Plotting code records:
------
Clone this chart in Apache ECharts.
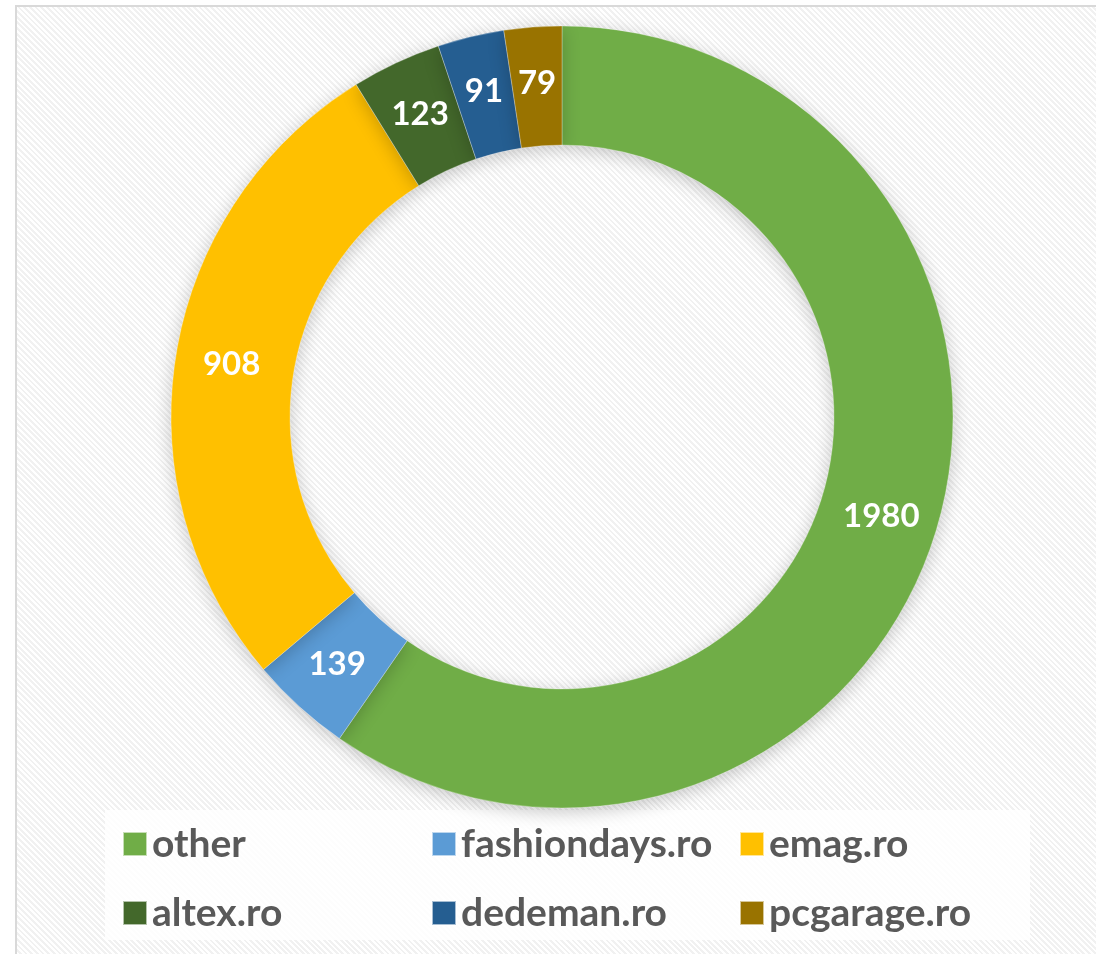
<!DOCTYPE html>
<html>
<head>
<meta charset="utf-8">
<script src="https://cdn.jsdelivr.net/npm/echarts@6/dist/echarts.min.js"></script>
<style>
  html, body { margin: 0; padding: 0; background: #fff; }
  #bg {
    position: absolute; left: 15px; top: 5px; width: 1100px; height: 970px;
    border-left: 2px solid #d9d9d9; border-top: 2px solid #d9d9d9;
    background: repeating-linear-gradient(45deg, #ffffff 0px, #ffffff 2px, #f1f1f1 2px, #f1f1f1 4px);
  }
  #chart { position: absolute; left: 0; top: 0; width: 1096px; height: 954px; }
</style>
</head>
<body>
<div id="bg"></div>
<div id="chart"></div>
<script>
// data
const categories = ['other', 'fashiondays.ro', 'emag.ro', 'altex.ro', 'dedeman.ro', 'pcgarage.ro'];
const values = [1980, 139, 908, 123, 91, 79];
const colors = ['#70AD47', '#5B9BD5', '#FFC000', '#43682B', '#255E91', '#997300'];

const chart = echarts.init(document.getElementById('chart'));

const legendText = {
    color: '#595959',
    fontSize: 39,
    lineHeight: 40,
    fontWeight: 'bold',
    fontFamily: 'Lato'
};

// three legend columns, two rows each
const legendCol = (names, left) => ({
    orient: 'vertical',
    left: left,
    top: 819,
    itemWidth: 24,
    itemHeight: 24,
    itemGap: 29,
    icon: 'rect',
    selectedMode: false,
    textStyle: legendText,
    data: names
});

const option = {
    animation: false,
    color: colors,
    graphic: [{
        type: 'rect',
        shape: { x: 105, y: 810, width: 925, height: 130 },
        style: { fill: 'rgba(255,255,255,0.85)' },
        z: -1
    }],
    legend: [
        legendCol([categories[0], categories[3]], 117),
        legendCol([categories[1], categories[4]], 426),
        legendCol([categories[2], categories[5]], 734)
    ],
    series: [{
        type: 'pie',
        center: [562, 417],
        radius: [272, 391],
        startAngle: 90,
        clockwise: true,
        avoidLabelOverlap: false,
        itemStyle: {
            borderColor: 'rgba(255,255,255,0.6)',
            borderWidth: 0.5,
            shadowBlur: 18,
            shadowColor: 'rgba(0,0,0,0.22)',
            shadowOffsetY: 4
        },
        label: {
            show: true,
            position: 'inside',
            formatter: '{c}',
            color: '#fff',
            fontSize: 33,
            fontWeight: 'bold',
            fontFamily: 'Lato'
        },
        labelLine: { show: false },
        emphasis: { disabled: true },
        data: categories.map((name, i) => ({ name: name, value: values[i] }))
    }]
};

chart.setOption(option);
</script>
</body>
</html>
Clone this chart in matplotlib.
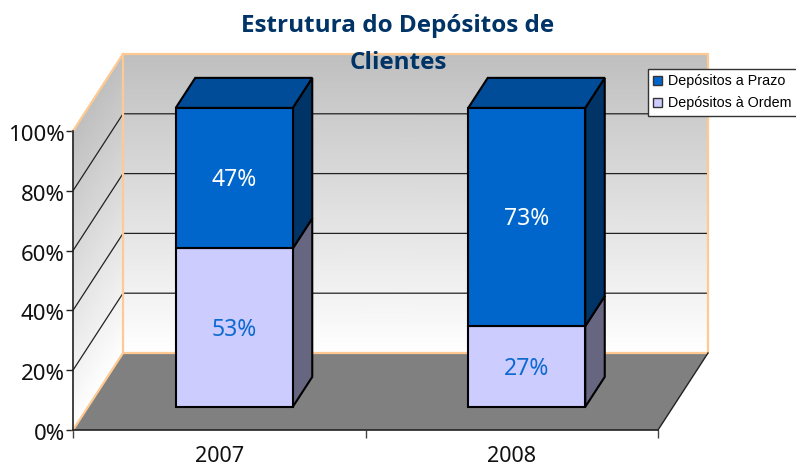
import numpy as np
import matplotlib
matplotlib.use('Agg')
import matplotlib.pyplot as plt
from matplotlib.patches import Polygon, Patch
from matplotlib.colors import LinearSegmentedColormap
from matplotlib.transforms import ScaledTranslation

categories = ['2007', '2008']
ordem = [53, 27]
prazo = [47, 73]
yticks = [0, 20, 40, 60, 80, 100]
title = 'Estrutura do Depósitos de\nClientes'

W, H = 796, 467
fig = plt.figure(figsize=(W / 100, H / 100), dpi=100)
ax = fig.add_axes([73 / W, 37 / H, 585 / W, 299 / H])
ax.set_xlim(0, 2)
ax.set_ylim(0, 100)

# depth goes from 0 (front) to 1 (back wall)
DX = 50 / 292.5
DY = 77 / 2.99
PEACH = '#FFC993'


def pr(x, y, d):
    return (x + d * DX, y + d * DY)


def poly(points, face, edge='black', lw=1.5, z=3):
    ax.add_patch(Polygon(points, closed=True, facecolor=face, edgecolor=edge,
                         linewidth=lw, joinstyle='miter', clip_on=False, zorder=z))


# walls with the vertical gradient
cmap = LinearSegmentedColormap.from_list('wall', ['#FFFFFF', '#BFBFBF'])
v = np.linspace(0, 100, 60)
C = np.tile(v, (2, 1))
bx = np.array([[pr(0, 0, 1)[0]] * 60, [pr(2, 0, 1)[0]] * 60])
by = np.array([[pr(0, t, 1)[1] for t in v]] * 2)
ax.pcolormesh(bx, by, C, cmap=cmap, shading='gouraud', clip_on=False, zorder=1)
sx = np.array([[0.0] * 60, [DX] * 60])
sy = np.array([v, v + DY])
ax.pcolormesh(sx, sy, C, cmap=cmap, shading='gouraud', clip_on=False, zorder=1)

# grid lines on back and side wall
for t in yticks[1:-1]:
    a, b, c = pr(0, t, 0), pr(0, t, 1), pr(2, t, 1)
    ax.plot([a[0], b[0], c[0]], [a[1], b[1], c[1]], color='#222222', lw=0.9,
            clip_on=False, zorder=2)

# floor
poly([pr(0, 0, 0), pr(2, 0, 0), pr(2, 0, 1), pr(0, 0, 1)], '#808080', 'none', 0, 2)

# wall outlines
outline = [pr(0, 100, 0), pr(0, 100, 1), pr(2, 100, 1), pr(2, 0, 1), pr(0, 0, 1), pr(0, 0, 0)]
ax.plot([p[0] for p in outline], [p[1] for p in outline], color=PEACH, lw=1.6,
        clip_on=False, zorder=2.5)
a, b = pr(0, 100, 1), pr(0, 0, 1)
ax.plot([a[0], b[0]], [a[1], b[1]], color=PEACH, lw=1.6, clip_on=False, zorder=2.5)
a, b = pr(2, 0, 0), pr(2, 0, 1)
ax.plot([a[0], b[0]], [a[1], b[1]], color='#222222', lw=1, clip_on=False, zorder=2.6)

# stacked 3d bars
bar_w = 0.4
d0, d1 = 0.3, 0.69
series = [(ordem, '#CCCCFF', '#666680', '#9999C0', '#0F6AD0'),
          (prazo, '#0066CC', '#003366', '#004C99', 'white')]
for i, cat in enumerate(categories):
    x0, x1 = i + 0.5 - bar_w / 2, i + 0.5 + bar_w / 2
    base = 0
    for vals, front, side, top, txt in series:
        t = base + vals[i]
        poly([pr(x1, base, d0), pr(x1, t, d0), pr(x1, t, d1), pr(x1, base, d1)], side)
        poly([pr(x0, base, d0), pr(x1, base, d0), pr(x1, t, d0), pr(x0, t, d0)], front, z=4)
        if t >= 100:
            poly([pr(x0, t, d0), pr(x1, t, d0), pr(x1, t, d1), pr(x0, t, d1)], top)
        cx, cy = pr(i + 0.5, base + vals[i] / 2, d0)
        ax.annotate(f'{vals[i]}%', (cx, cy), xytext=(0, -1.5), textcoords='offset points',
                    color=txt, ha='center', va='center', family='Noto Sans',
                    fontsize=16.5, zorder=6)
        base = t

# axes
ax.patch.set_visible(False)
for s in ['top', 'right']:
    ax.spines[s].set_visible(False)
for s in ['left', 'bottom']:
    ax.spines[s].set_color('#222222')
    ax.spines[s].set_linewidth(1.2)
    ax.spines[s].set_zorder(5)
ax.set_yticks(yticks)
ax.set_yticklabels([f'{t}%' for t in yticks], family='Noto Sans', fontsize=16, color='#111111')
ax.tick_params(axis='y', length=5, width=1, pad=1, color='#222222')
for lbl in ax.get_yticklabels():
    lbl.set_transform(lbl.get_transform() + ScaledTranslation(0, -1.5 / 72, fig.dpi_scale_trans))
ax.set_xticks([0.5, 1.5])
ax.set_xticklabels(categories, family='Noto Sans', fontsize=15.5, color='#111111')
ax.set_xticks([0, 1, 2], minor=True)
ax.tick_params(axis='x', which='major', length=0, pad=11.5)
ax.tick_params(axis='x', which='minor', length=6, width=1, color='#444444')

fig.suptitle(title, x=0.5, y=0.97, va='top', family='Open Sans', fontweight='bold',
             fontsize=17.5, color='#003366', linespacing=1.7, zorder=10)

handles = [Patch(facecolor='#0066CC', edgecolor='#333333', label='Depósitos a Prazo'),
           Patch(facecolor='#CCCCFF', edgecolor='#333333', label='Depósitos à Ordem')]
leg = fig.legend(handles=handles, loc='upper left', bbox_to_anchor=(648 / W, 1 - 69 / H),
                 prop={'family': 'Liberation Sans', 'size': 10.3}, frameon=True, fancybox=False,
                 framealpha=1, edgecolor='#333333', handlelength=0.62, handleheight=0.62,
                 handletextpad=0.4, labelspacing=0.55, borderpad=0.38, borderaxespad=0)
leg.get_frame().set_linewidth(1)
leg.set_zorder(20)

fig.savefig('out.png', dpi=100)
------
- [PROBLEM DETAILS]: What's needed is an exact copy of the lines above from the one with "Clone this chart in matplotlib." through the one with "clip_on=False, zorder=2)", both included; the pictures stay out.

- [RESULT FOR THIS EXERCISE]:
Clone this chart in matplotlib.
import numpy as np
import matplotlib
matplotlib.use('Agg')
import matplotlib.pyplot as plt
from matplotlib.patches import Polygon, Patch
from matplotlib.colors import LinearSegmentedColormap
from matplotlib.transforms import ScaledTranslation

categories = ['2007', '2008']
ordem = [53, 27]
prazo = [47, 73]
yticks = [0, 20, 40, 60, 80, 100]
title = 'Estrutura do Depósitos de\nClientes'

W, H = 796, 467
fig = plt.figure(figsize=(W / 100, H / 100), dpi=100)
ax = fig.add_axes([73 / W, 37 / H, 585 / W, 299 / H])
ax.set_xlim(0, 2)
ax.set_ylim(0, 100)

# depth goes from 0 (front) to 1 (back wall)
DX = 50 / 292.5
DY = 77 / 2.99
PEACH = '#FFC993'


def pr(x, y, d):
    return (x + d * DX, y + d * DY)


def poly(points, face, edge='black', lw=1.5, z=3):
    ax.add_patch(Polygon(points, closed=True, facecolor=face, edgecolor=edge,
                         linewidth=lw, joinstyle='miter', clip_on=False, zorder=z))


# walls with the vertical gradient
cmap = LinearSegmentedColormap.from_list('wall', ['#FFFFFF', '#BFBFBF'])
v = np.linspace(0, 100, 60)
C = np.tile(v, (2, 1))
bx = np.array([[pr(0, 0, 1)[0]] * 60, [pr(2, 0, 1)[0]] * 60])
by = np.array([[pr(0, t, 1)[1] for t in v]] * 2)
ax.pcolormesh(bx, by, C, cmap=cmap, shading='gouraud', clip_on=False, zorder=1)
sx = np.array([[0.0] * 60, [DX] * 60])
sy = np.array([v, v + DY])
ax.pcolormesh(sx, sy, C, cmap=cmap, shading='gouraud', clip_on=False, zorder=1)

# grid lines on back and side wall
for t in yticks[1:-1]:
    a, b, c = pr(0, t, 0), pr(0, t, 1), pr(2, t, 1)
    ax.plot([a[0], b[0], c[0]], [a[1], b[1], c[1]], color='#222222', lw=0.9,
            clip_on=False, zorder=2)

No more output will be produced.